** What you will do **
Write out the material exactly, without any of its pictures.

** Data excerpt **
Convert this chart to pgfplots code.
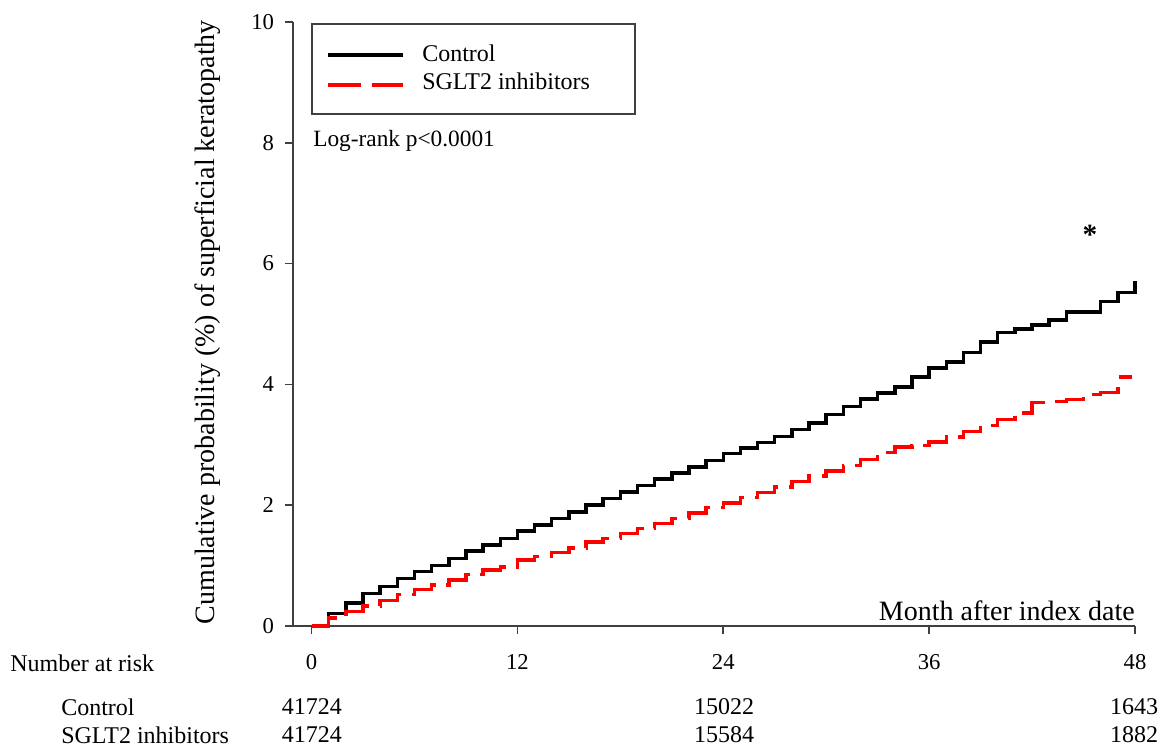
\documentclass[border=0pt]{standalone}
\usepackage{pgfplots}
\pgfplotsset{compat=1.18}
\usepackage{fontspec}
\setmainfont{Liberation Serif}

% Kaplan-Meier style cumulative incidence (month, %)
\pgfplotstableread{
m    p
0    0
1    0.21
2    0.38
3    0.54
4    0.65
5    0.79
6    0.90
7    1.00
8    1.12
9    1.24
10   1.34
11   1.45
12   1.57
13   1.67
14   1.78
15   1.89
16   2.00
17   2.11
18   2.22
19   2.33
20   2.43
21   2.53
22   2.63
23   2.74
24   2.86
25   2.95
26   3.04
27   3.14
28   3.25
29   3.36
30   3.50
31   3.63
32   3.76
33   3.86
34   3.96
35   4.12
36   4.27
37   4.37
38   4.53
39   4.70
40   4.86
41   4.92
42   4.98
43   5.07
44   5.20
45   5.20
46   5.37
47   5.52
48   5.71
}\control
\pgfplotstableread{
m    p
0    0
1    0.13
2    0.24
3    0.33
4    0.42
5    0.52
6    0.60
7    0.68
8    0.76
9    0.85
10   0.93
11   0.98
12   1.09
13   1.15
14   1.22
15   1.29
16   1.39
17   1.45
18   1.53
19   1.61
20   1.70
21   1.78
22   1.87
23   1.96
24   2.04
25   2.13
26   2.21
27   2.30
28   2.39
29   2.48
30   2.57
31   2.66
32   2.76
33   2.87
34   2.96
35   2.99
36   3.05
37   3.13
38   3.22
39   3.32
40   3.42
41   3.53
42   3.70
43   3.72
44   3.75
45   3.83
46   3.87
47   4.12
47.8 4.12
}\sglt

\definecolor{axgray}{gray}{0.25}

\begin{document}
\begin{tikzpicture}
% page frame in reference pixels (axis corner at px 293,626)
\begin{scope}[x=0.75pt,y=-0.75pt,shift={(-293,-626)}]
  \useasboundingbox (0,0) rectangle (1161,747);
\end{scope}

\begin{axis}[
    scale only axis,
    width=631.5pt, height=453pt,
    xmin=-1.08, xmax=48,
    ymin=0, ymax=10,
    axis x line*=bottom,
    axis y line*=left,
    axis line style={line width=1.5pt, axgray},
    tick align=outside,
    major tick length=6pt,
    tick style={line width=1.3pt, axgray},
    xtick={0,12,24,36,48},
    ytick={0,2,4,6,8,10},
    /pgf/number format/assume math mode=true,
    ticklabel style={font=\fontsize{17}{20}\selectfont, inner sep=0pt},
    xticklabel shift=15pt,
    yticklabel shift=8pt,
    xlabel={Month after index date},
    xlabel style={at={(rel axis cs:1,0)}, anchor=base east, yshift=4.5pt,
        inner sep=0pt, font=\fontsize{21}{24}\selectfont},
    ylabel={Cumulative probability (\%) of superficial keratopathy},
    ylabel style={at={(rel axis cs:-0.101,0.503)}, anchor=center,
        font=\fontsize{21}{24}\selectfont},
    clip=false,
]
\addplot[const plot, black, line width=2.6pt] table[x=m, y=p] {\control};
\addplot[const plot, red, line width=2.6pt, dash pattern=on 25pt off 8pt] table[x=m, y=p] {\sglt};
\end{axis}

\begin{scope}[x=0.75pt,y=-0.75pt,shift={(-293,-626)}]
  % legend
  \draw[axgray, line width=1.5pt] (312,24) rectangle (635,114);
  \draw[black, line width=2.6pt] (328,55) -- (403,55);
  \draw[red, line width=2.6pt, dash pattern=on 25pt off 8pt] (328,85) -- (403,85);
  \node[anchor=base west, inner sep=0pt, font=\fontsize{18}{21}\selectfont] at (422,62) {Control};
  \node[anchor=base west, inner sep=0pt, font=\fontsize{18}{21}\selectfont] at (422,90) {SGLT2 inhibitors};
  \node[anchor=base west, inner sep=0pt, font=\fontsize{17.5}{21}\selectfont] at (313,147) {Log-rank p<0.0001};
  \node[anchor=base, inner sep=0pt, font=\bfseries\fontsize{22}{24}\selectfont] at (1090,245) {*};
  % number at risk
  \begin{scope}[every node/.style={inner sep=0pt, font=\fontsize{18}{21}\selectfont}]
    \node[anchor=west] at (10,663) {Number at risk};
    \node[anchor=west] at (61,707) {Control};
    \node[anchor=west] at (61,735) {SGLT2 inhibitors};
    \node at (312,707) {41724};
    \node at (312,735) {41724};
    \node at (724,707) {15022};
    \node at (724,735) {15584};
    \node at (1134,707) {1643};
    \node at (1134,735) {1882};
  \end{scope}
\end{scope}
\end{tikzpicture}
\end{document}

** Exercise result **
Convert this chart to pgfplots code.
\documentclass[border=0pt]{standalone}
\usepackage{pgfplots}
\pgfplotsset{compat=1.18}
\usepackage{fontspec}
\setmainfont{Liberation Serif}

% Kaplan-Meier style cumulative incidence (month, %)
\pgfplotstableread{
m    p
0    0
1    0.21
2    0.38
3    0.54
4    0.65
5    0.79
6    0.90
7    1.00
8    1.12
9    1.24
10   1.34
11   1.45
12   1.57
13   1.67
14   1.78
15   1.89
16   2.00
17   2.11
18   2.22
19   2.33
20   2.43
21   2.53
22   2.63
23   2.74
24   2.86
25   2.95
26   3.04
27   3.14
28   3.25
29   3.36
30   3.50
31   3.63
32   3.76
33   3.86
34   3.96
35   4.12
36   4.27
37   4.37
38   4.53
39   4.70
40   4.86
41   4.92
42   4.98
43   5.07
44   5.20
45   5.20
46   5.37
47   5.52
48   5.71
}\control
\pgfplotstableread{
m    p
0    0
1    0.13
2    0.24
3    0.33
4    0.42
5    0.52
6    0.60
7    0.68
8    0.76
9    0.85
10   0.93
11   0.98
12   1.09
13   1.15
14   1.22
15   1.29
16   1.39
17   1.45
18   1.53
19   1.61
20   1.70
21   1.78
22   1.87
23   1.96
24   2.04
25   2.13
26   2.21
27   2.30
28   2.39
29   2.48
30   2.57
31   2.66
32   2.76
33   2.87
34   2.96
35   2.99
36   3.05
37   3.13
38   3.22
39   3.32
40   3.42
41   3.53
42   3.70
43   3.72
44   3.75
45   3.83
46   3.87
47   4.12
47.8 4.12
}\sglt

\definecolor{axgray}{gray}{0.25}

\begin{document}
\begin{tikzpicture}
% page frame in reference pixels (axis corner at px 293,626)
\begin{scope}[x=0.75pt,y=-0.75pt,shift={(-293,-626)}]
  \useasboundingbox (0,0) rectangle (1161,747);
\end{scope}

\begin{axis}[
    scale only axis,
    width=631.5pt, height=453pt,
    xmin=-1.08, xmax=48,
    ymin=0, ymax=10,
    axis x line*=bottom,
    axis y line*=left,
    axis line style={line width=1.5pt, axgray},
    tick align=outside,
    major tick length=6pt,
    tick style={line width=1.3pt, axgray},
    xtick={0,12,24,36,48},
    ytick={0,2,4,6,8,10},
    /pgf/number format/assume math mode=true,
    ticklabel style={font=\fontsize{17}{20}\selectfont, inner sep=0pt},
    xticklabel shift=15pt,
    yticklabel shift=8pt,
    xlabel={Month after index date},
    xlabel style={at={(rel axis cs:1,0)}, anchor=base east, yshift=4.5pt,
        inner sep=0pt, font=\fontsize{21}{24}\selectfont},
    ylabel={Cumulative probability (\%) of superficial keratopathy},
    ylabel style={at={(rel axis cs:-0.101,0.503)}, anchor=center,
        font=\fontsize{21}{24}\selectfont},
    clip=false,
]
\addplot[const plot, black, line width=2.6pt] table[x=m, y=p] {\control};
\addplot[const plot, red, line width=2.6pt, dash pattern=on 25pt off 8pt] table[x=m, y=p] {\sglt};
\end{axis}

\begin{scope}[x=0.75pt,y=-0.75pt,shift={(-293,-626)}]
  % legend
  \draw[axgray, line width=1.5pt] (312,24) rectangle (635,114);
  \draw[black, line width=2.6pt] (328,55) -- (403,55);
  \draw[red, line width=2.6pt, dash pattern=on 25pt off 8pt] (328,85) -- (403,85);
  \node[anchor=base west, inner sep=0pt, font=\fontsize{18}{21}\selectfont] at (422,62) {Control};
  \node[anchor=base west, inner sep=0pt, font=\fontsize{18}{21}\selectfont] at (422,90) {SGLT2 inhibitors};
  \node[anchor=base west, inner sep=0pt, font=\fontsize{17.5}{21}\selectfont] at (313,147) {Log-rank p<0.0001};
  \node[anchor=base, inner sep=0pt, font=\bfseries\fontsize{22}{24}\selectfont] at (1090,245) {*};
  % number at risk
  \begin{scope}[every node/.style={inner sep=0pt, font=\fontsize{18}{21}\selectfont}]
    \node[anchor=west] at (10,663) {Number at risk};
    \node[anchor=west] at (61,707) {Control};
    \node[anchor=west] at (61,735) {SGLT2 inhibitors};
    \node at (312,707) {41724};
    \node at (312,735) {41724};
    \node at (724,707) {15022};
    \node at (724,735) {15584};
    \node at (1134,707) {1643};
    \node at (1134,735) {1882};
  \end{scope}
\end{scope}
\end{tikzpicture}
\end{document}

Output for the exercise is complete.